-------- Records provided

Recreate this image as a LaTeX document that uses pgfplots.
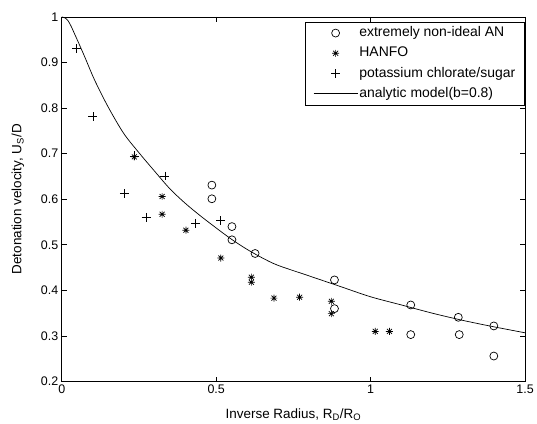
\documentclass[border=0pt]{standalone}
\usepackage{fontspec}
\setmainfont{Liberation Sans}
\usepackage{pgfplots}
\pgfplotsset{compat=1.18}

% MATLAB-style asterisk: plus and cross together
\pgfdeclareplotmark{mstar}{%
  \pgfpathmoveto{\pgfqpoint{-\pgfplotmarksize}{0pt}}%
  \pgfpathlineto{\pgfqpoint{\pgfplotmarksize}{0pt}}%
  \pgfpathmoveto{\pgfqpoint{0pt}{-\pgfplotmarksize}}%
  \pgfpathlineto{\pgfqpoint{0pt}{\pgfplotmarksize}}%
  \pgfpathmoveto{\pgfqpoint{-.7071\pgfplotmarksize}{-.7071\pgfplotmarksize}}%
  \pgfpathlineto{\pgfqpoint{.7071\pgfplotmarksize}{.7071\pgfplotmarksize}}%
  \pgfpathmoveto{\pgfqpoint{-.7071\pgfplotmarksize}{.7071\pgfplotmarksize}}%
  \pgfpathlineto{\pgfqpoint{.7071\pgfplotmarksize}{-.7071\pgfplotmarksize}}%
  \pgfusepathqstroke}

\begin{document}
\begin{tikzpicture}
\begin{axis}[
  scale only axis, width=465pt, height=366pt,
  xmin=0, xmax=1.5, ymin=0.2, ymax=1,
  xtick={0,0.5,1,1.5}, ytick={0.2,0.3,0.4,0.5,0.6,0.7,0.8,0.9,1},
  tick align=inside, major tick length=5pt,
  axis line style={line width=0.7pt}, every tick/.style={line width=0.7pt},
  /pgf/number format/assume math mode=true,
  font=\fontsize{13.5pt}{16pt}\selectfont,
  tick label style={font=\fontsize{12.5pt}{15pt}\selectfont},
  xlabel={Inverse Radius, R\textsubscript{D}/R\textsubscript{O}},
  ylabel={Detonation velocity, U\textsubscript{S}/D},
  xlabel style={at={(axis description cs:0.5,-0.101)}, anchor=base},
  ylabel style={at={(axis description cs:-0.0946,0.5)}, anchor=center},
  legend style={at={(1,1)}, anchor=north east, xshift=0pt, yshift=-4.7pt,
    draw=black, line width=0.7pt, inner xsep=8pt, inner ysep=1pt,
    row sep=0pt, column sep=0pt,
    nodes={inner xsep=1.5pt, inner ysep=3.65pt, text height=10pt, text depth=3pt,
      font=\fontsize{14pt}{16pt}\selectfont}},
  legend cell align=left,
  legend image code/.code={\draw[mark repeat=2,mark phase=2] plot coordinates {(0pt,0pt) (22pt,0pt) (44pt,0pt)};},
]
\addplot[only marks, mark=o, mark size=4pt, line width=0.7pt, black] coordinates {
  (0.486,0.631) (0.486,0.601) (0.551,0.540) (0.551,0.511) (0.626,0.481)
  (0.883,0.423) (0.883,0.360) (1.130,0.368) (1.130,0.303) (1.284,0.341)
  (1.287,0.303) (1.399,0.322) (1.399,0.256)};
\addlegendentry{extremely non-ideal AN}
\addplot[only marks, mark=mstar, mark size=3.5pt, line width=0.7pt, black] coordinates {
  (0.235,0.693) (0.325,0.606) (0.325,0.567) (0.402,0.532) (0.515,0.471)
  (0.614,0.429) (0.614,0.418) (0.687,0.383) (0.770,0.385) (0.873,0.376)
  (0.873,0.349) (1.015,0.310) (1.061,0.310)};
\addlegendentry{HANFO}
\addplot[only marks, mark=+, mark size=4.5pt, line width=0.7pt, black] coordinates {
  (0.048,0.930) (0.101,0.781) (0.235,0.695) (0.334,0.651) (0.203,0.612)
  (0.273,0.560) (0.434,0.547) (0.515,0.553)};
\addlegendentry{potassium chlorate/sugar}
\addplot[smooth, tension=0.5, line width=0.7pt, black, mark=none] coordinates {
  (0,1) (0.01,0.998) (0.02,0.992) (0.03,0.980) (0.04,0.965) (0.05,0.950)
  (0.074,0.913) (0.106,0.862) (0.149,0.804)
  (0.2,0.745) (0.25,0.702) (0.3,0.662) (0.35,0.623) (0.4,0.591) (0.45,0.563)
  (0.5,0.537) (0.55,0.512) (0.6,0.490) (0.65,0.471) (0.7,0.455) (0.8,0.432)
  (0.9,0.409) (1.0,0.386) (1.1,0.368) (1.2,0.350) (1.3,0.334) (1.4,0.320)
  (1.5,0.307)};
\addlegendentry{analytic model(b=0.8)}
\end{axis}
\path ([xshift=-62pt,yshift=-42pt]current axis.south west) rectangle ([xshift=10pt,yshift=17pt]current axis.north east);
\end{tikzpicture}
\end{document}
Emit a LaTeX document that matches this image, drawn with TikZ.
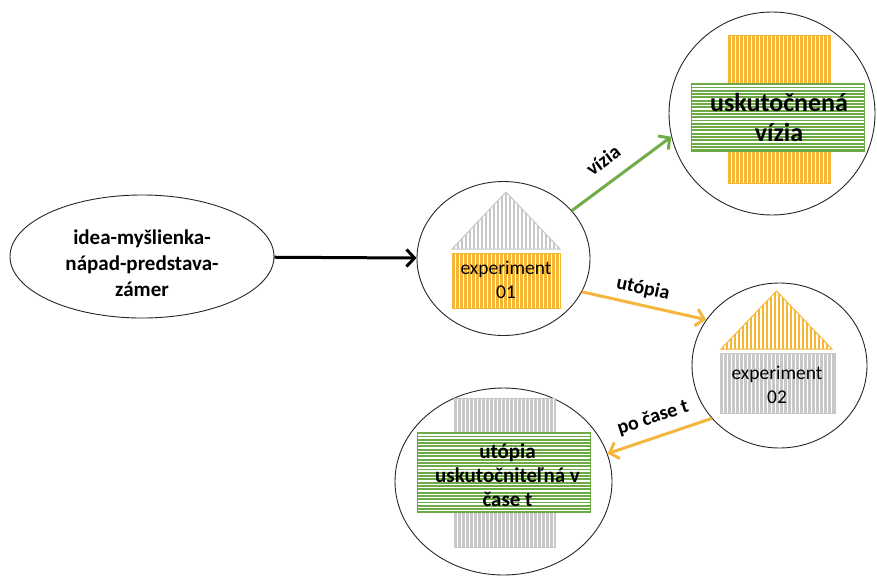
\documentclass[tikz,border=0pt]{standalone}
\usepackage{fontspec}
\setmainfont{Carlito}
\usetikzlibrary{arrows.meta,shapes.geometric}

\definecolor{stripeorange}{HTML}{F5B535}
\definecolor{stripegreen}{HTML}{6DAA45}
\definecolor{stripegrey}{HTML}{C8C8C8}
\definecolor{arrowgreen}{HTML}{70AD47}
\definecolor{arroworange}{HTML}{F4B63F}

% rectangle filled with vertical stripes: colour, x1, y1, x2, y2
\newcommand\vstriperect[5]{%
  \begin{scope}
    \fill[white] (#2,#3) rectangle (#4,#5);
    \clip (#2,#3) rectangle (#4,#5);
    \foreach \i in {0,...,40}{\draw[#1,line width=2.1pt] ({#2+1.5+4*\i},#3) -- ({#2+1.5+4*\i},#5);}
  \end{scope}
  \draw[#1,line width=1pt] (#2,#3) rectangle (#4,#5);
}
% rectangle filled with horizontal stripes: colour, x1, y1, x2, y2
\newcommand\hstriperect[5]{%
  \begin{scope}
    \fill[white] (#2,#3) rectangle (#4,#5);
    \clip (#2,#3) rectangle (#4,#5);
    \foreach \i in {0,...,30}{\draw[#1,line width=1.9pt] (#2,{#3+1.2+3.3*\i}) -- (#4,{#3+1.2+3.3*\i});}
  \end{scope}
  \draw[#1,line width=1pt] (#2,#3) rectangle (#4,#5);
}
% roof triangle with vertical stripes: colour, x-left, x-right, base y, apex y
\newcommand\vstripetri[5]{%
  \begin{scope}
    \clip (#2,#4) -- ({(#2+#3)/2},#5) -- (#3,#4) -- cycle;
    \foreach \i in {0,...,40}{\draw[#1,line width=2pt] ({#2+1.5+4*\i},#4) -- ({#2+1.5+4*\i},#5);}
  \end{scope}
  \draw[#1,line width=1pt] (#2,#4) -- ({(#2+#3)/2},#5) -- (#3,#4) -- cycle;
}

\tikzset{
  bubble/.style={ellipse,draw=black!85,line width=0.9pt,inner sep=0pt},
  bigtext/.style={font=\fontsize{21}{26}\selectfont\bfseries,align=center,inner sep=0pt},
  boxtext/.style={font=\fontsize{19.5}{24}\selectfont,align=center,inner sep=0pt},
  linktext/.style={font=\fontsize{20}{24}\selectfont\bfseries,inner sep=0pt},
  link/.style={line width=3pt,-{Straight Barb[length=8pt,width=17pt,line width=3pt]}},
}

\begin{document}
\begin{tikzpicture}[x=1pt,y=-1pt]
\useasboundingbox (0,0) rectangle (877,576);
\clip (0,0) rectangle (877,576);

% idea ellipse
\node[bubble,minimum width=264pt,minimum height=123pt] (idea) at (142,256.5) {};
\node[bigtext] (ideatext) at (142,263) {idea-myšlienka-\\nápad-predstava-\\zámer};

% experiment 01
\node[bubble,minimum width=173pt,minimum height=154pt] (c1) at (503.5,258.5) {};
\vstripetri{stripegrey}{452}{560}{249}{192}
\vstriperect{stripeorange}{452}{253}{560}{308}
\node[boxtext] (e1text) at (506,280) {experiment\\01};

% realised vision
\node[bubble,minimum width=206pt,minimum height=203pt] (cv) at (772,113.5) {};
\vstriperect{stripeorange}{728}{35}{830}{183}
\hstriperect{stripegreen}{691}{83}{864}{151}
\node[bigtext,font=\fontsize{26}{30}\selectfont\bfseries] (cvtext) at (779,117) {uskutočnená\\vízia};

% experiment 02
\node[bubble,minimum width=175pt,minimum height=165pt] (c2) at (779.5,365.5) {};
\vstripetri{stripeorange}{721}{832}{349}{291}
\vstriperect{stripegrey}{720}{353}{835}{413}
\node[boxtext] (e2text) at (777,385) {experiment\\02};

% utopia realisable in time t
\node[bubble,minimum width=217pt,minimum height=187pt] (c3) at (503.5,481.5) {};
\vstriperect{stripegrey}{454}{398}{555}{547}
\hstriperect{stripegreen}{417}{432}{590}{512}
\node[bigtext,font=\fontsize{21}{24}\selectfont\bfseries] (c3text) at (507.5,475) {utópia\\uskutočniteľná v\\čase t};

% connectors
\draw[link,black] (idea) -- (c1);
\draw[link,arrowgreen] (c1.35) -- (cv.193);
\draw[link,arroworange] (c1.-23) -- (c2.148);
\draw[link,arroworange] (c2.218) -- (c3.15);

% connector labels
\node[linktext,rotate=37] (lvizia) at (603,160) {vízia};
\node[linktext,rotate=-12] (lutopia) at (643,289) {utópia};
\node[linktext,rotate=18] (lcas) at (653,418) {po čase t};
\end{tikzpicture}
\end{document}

----------------

_Requirement_
Search the records for the word "image", then list every line that has it.

_Finished exercise_
Recreate this image as a LaTeX document that uses pgfplots.
  legend image code/.code={\draw[mark repeat=2,mark phase=2] plot coordinates {(0pt,0pt) (22pt,0pt) (44pt,0pt)};},
Emit a LaTeX document that matches this image, drawn with TikZ.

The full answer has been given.